Хлудневская быль

Анатолий Матвеев
Каждый маленький чиновник мечтает стать большим, а большой – еще больше, и оттого согласия между чиновниками нет, а только служебное рвение да чинопочитание. А уж чиновники все большие и маленькие боятся, чтоб по их департаменту какой оплошности или, хуже того, конфузии не вышло. Разводи потом руками: мол, не доглядели, не додумали.

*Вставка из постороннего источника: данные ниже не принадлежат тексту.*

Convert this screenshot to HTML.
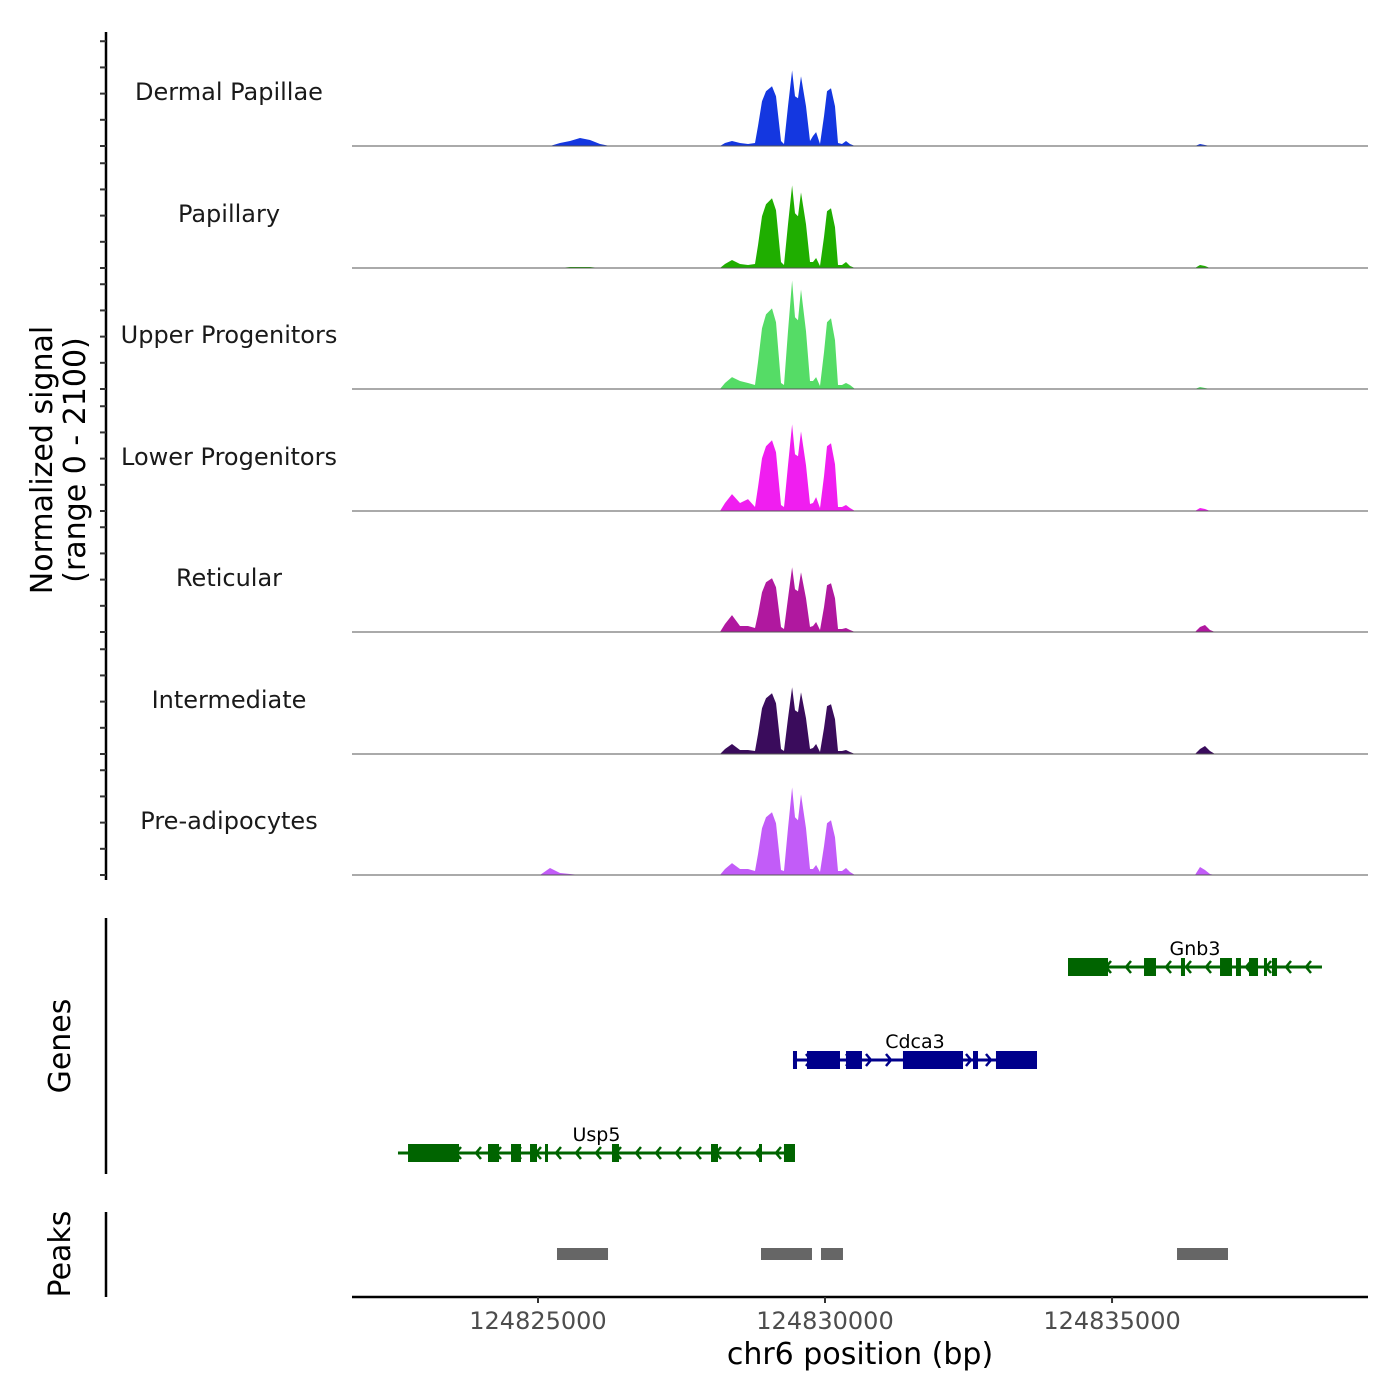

Тут как-то большому московскому чиновнику, который культурой заведует в департаменте, донесли: мол, есть в Калужской губернии в Думиничском уезде село Хлуднево, а в том селе лепят из глины свистульки да гремотушки да прочу разную игрушку. Он бы, большой чиновник, такое дело без внимания оставил, кабы все своим чередом да порядком шло: спервоначалу донесение, на донесение резолюция наложена, сверху распоряжение, все аккуратно в папочку сшито, папочке номер присвоен, в канцелярии зарегистрирован. А тут со стороны сказано, и он по своему культурному департаменту знать не знает, ведать не ведает. Ну, как донесут наиглавнейшему, что по культурному ведомству такое упущение, а набольший возьмет и на вид поставит: вот, дескать, игрушки есть, матера есть, а по их департаменту – ни сном, ни духом.
А раз чиновник большой, то и огорчение у него большое вышло. А дабы болезнь в нем чиновничья не разыгралась, он скорее нарочного в Калугу, чтоб первым делом нагоняй тамошним чиновникам сделал, что такое дело проворонили, а уж потом все вызнал да прознал, что за свистульки с гремотушками да к какому месту прикладываются.

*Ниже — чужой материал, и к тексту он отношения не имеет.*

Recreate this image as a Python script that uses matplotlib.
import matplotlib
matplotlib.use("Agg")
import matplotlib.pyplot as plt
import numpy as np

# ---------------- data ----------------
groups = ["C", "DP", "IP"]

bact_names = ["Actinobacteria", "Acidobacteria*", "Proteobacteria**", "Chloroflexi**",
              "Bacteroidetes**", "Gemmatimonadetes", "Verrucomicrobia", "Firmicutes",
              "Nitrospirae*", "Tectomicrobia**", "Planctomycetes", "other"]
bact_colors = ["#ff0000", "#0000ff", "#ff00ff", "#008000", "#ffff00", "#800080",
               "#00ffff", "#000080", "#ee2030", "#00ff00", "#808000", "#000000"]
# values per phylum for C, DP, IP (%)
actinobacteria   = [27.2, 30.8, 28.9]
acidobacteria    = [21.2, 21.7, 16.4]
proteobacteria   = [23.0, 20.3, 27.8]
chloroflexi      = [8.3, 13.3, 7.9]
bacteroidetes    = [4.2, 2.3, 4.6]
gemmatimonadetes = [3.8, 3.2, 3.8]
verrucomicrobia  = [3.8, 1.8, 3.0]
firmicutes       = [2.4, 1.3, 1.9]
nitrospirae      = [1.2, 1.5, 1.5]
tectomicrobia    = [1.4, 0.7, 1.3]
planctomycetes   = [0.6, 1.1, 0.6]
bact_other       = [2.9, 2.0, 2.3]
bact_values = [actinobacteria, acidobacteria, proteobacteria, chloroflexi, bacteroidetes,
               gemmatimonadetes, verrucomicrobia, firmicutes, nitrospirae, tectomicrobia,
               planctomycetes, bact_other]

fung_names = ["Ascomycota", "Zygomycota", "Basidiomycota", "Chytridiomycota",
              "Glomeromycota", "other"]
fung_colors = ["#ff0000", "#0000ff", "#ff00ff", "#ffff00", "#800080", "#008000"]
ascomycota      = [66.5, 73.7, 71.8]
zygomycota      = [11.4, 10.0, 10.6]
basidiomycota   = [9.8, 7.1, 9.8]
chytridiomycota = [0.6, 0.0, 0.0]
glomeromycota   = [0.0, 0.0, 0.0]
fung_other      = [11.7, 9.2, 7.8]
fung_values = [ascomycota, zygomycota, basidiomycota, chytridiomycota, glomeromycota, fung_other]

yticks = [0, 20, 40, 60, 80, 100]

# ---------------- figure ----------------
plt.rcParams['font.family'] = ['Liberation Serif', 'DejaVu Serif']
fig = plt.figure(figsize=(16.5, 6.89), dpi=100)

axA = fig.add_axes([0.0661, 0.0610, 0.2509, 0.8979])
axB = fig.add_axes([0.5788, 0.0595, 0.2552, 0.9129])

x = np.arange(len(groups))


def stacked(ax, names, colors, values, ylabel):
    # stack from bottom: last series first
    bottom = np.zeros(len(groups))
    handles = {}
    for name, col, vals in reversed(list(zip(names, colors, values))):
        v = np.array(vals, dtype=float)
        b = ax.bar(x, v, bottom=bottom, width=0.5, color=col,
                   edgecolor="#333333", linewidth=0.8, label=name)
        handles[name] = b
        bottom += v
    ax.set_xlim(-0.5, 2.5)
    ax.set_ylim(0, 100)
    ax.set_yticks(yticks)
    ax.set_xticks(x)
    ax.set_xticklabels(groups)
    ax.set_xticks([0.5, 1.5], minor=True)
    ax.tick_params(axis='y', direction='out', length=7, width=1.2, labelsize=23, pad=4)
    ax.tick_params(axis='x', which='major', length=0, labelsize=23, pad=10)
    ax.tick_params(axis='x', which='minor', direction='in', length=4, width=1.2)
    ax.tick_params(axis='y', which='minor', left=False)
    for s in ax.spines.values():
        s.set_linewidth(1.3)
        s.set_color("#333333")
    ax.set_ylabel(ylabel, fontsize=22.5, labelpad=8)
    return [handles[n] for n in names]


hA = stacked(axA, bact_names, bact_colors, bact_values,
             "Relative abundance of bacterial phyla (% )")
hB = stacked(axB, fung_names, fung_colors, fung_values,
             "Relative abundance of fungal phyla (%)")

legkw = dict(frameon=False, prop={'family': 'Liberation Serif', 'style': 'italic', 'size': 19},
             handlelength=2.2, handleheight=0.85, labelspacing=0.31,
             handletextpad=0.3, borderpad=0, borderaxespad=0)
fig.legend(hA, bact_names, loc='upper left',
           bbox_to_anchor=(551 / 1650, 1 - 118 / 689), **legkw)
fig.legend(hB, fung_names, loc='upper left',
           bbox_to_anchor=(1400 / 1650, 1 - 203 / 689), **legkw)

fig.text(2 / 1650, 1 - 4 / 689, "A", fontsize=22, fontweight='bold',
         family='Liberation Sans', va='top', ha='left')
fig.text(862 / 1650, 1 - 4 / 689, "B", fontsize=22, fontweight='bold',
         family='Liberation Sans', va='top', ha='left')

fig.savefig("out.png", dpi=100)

Калужские-то чиновники, как тишь да гладь да божья благодать, себя дома набольшими чувствуют, а как нарочный московский наехал, пополам согнулись и давай на себе волосы рвать: дескать, не доглядели, впредь будем осмотрительнее, игрушечников хлудневских в порошок сотрем , по ветру пустим. Нарочный на них прицыкнул и строго приказал, чтоб в краткий срок все разузнать, разведать и ему доложить. Обрадовались калужские-то чиновники такому обороту и давай служебное рвение показывать. Сей же секунд своего нарочного снарядили, инструкций да распоряжений надавали и –  в дорогу. С такими-то бумагами нарочный мигом до села долетел.

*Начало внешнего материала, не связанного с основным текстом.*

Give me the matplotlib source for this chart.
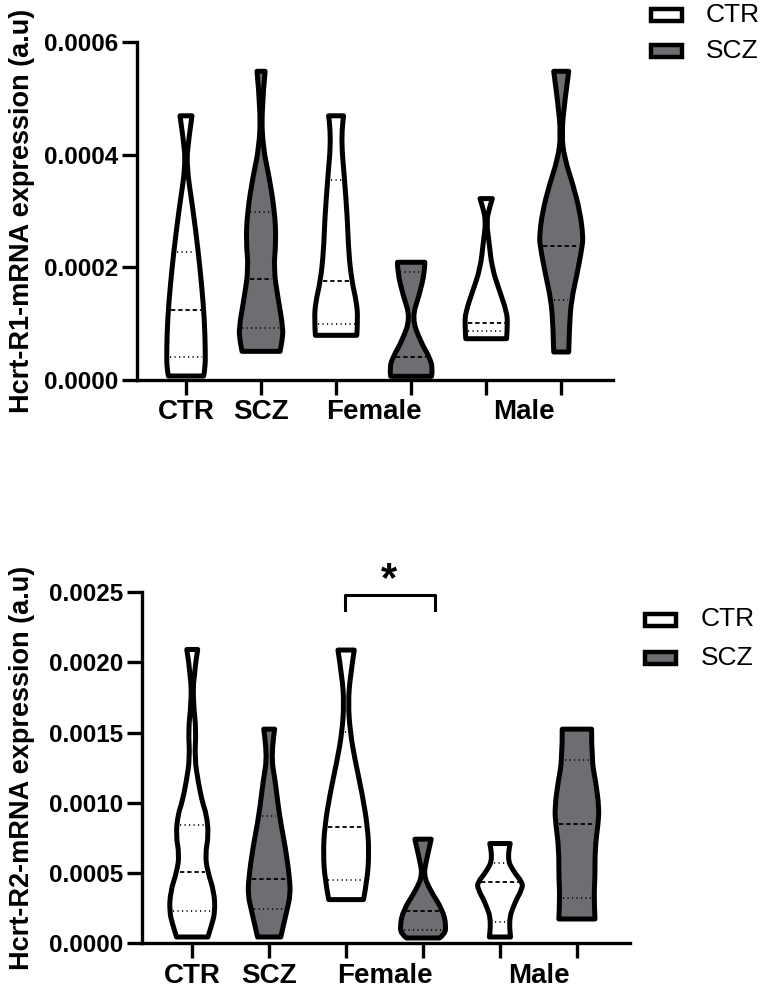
import numpy as np
import matplotlib.pyplot as plt
from matplotlib.path import Path
from matplotlib.patches import PathPatch, Rectangle

plt.rcParams['font.family'] = ['Liberation Sans', 'DejaVu Sans']

positions = [1, 2, 3, 4, 5, 6]
group_names = ['CTR', 'SCZ', 'Female', 'Male']
group_pos = [1, 2, 3.5, 5.5]
grey = '#6d6e72'
fills = ['white', grey, 'white', grey, 'white', grey]

# Hcrt-R1: violin outlines (value, half width in x units)
r1_levels = [
    [0.0000071, 0.0000207, 0.0000503, 0.000109, 0.000169, 0.000228, 0.000305, 0.000382, 0.000430, 0.000469],
    [0.0000509, 0.0000700, 0.0000917, 0.000145, 0.000198, 0.000246, 0.000299, 0.000364, 0.000411, 0.000476, 0.000548],
    [0.0000793, 0.000109, 0.000139, 0.000176, 0.000228, 0.000287, 0.000355, 0.000435, 0.000469],
    [0.0000065, 0.0000207, 0.0000414, 0.0000680, 0.000110, 0.000151, 0.000192, 0.000209],
    [0.0000733, 0.000101, 0.000121, 0.000157, 0.000198, 0.000246, 0.000281, 0.000305, 0.000322],
    [0.0000497, 0.0000976, 0.000142, 0.000186, 0.000238, 0.000257, 0.000299, 0.000346, 0.000393, 0.000435, 0.000494, 0.000548],
]
r1_widths = [
    [0.235, 0.255, 0.258, 0.245, 0.208, 0.163, 0.091, 0.004, 0.037, 0.080],
    [0.254, 0.282, 0.295, 0.226, 0.167, 0.200, 0.182, 0.104, 0.028, 0.004, 0.054],
    [0.276, 0.290, 0.272, 0.208, 0.167, 0.150, 0.113, 0.063, 0.100],
    [0.272, 0.290, 0.241, 0.126, 0.009, 0.109, 0.182, 0.182],
    [0.272, 0.286, 0.272, 0.182, 0.078, 0.037, 0.004, 0.041, 0.082],
    [0.100, 0.109, 0.136, 0.208, 0.282, 0.290, 0.249, 0.159, 0.045, 0.004, 0.045, 0.100],
]
r1_median = [0.000124, 0.000180, 0.000176, 0.0000414, 0.000101, 0.000238]
r1_quartiles = [[0.0000414, 0.000228], [0.0000917, 0.000298], [0.0000994, 0.000355],
                [0.000192], [0.000087], [0.000142]]

# Hcrt-R2
r2_levels = [
    [0.0000449, 0.000130, 0.000225, 0.000368, 0.000510, 0.000629, 0.000772, 0.00092, 0.00100, 0.00115, 0.00132, 0.00152, 0.00170, 0.00189, 0.002091],
    [0.0000449, 0.000107, 0.000244, 0.000344, 0.000463, 0.000677, 0.000907, 0.001151, 0.001341, 0.001524],
    [0.000311, 0.000451, 0.000641, 0.000831, 0.001068, 0.001306, 0.001503, 0.001710, 0.001899, 0.002087],
    [0.0000378, 0.0000600, 0.000119, 0.000237, 0.000380, 0.000487, 0.000593, 0.000741],
    [0.0000449, 0.000154, 0.000273, 0.000392, 0.000435, 0.000510, 0.000605, 0.000710],
    [0.000173, 0.000325, 0.000463, 0.000677, 0.000848, 0.000962, 0.001151, 0.001306, 0.001524],
]
r2_widths = [
    [0.204, 0.253, 0.297, 0.284, 0.200, 0.168, 0.213, 0.184, 0.133, 0.077, 0.031, 0.051, 0.015, 0.013, 0.071],
    [0.151, 0.177, 0.235, 0.275, 0.266, 0.213, 0.133, 0.080, 0.022, 0.071],
    [0.226, 0.275, 0.297, 0.279, 0.208, 0.115, 0.053, 0.027, 0.053, 0.106],
    [0.213, 0.275, 0.302, 0.257, 0.089, 0.009, 0.044, 0.106],
    [0.138, 0.111, 0.177, 0.293, 0.289, 0.177, 0.089, 0.133],
    [0.235, 0.221, 0.235, 0.235, 0.275, 0.289, 0.244, 0.191, 0.191],
]
r2_median = [0.000510, 0.000458, 0.000831, 0.000230, 0.000435, 0.000848]
r2_quartiles = [[0.000230, 0.000843], [0.000244, 0.000907], [0.000451, 0.001503],
                [0.0000947], [0.000154, 0.000574], [0.000325, 0.001306]]


def side_path(pts, verts, codes, start):
    verts.append(pts[0])
    codes.append(start)
    n = len(pts)
    for i in range(1, n - 1):
        if i == n - 2:
            end = pts[i + 1]
        else:
            end = ((pts[i][0] + pts[i + 1][0]) / 2, (pts[i][1] + pts[i + 1][1]) / 2)
        verts += [pts[i], end]
        codes += [Path.CURVE3, Path.CURVE3]


def violin(ax, c, lev, hw, fc):
    right = [(c + w, y) for y, w in zip(lev, hw)]
    left = [(c - w, y) for y, w in zip(lev, hw)][::-1]
    verts, codes = [], []
    side_path(right, verts, codes, Path.MOVETO)
    side_path(left, verts, codes, Path.LINETO)
    verts.append(right[0])
    codes.append(Path.CLOSEPOLY)
    ax.add_patch(PathPatch(Path(verts, codes), facecolor=fc, edgecolor='black',
                           lw=3.6, joinstyle='round', zorder=3))


def panel(ax, levels, widths, medians, quarts, top, step, ylabel, ylab_y):
    for c, lev, hw, fc, med, qs in zip(positions, levels, widths, fills, medians, quarts):
        violin(ax, c, lev, hw, fc)
        w = np.interp(med, lev, hw) - 0.04
        ax.plot([c - w, c + w], [med, med], color='black', lw=1.3, ls=(0, (2.4, 1.6)), zorder=4)
        for q in qs:
            w = np.interp(q, lev, hw) - 0.04
            ax.plot([c - w, c + w], [q, q], color='black', lw=1.2, ls=(0, (0.7, 2.0)), zorder=4)
    ax.set_xlim(0.347, 6.69)
    ax.set_ylim(0, top)
    ax.set_yticks(np.arange(0, top + step / 2, step))
    ax.yaxis.set_major_formatter(plt.FormatStrFormatter('%.4f'))
    ax.xaxis.remove_overlapping_locs = False
    ax.set_xticks(positions)
    ax.set_xticklabels([])
    ax.set_xticks(group_pos, minor=True)
    ax.set_xticklabels(group_names, minor=True, fontsize=20, fontweight='bold')
    ax.tick_params(axis='x', which='major', length=11, width=2.4)
    ax.tick_params(axis='x', which='minor', length=0, pad=14)
    ax.tick_params(axis='y', length=11, width=2.4, pad=2.5, labelsize=17.5)
    for t in ax.get_yticklabels():
        t.set_fontweight('bold')
    for s in ['top', 'right']:
        ax.spines[s].set_visible(False)
    for s in ['left', 'bottom']:
        ax.spines[s].set_linewidth(2.4)
    fig.text(22 / 764, ylab_y, ylabel, rotation=90, ha='center', va='center',
             fontsize=19.5, fontweight='bold')


def legend(x0, ys, tx):
    for y, fc, name in zip(ys, ['white', grey], ['CTR', 'SCZ']):
        fig.add_artist(Rectangle((x0 / 764, 1 - (y + 6) / 992), 31 / 764, 12 / 992,
                                 facecolor=fc, edgecolor='black', lw=3.2,
                                 transform=fig.transFigure))
        fig.text(tx / 764, 1 - y / 992, name, fontsize=19, va='center', ha='left')


fig = plt.figure(figsize=(7.64, 9.92), dpi=100)
ax1 = fig.add_axes([137 / 764, 1 - 380 / 992, 476 / 764, 338 / 992])
ax2 = fig.add_axes([142 / 764, 1 - 943.3 / 992, 488 / 764, 351.3 / 992])

panel(ax1, r1_levels, r1_widths, r1_median, r1_quartiles, 0.0006, 0.0002,
      'Hcrt-R1-mRNA expression (a.u)', 1 - 211 / 992)
panel(ax2, r2_levels, r2_widths, r2_median, r2_quartiles, 0.0025, 0.0005,
      'Hcrt-R2-mRNA expression (a.u)', 1 - 768 / 992)

# significance bracket Female CTR vs SCZ
ax2.plot([2.98, 2.98, 4.16, 4.16], [0.002374, 0.002481, 0.002481, 0.002374],
         color='black', lw=2.2, clip_on=False)
ax2.text(3.556, 0.00251, '*', ha='center', va='baseline', fontsize=30,
         fontweight='bold', clip_on=False)

legend(651, [14.5, 51], 706)
legend(645, [619.5, 658.3], 701)

fig.savefig('out.png', dpi=100)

Все село сбежалось: что такое – потоп ли землетрясение. А нарочный, даром что из чиновников самый мелкий, да не верхогляд. У него служебное рвение жиром не заросло, а раз дело московско-государственное, то всех игрушечников в одну избу согнал и давай вызнавать, чем вы, такие-сякие, глинобрюхие, Москву в удивление привели. И игрушечники руками разводят: дескать, знать не знаем ведать не ведаем, а что игрушку без разрешения лепим, так деды и прадеды лепили и разрешения не спрашивали. Стал чиновник игрушку смотреть, а в ней вида никакого, глина и глина, только в печи жжена. Он бы такую не то что в Москву, в Калугу бы постеснялся везти. Ну, да по чину рассуждать не положено и приказу перечить нельзя, а потому все обстоятельно расспросил, где глина водится, как игрушки лепятся да как в печь сажать. Даже свистеть выучился. Ну, как московский начальник спросит, а он такой закавыкой себе карьеру испортит. После игрушки повидастей в сумку склал, хотел какого-никакого и игрушечника с собой прихватить, а они все девки да бабы да старухи. Одежонка неказиста, выправки нет, потому и не стал брать. Собрался – и в Калугу. Своему начальству доложил. Оно, недолго думая, бумагу сочинило, что вот, мол, нарочный чиновник за хлудневскими игрушечниками доглядывает, – и скорей к московскому нарочному. Тот калужского нарочного в охапку – и в Москву к большому чиновнику.
Тот, как ему доложили, что нарочный прибыл, ногами затопал, кулаком по столу застучал, а как папочку с делом увидел, и московского чиновника облобызал, и калужскому чиновнику улыбнулся. Дело в руки и скорей набольшему докладывать, что вот, мол, по нашему департаменту какое попечение о простом народе имеется.
Калужский-то нарочный с тех пор в гору полез: большой не большой, а не последний.
И игрушечники не в обиде: слава богу, не разорили да в Сибирь не сослали. А игрушки и посейчас лепят.
А и правда: чем хлудневские дымковской или филимоновской хужее? Из одной глины деланы.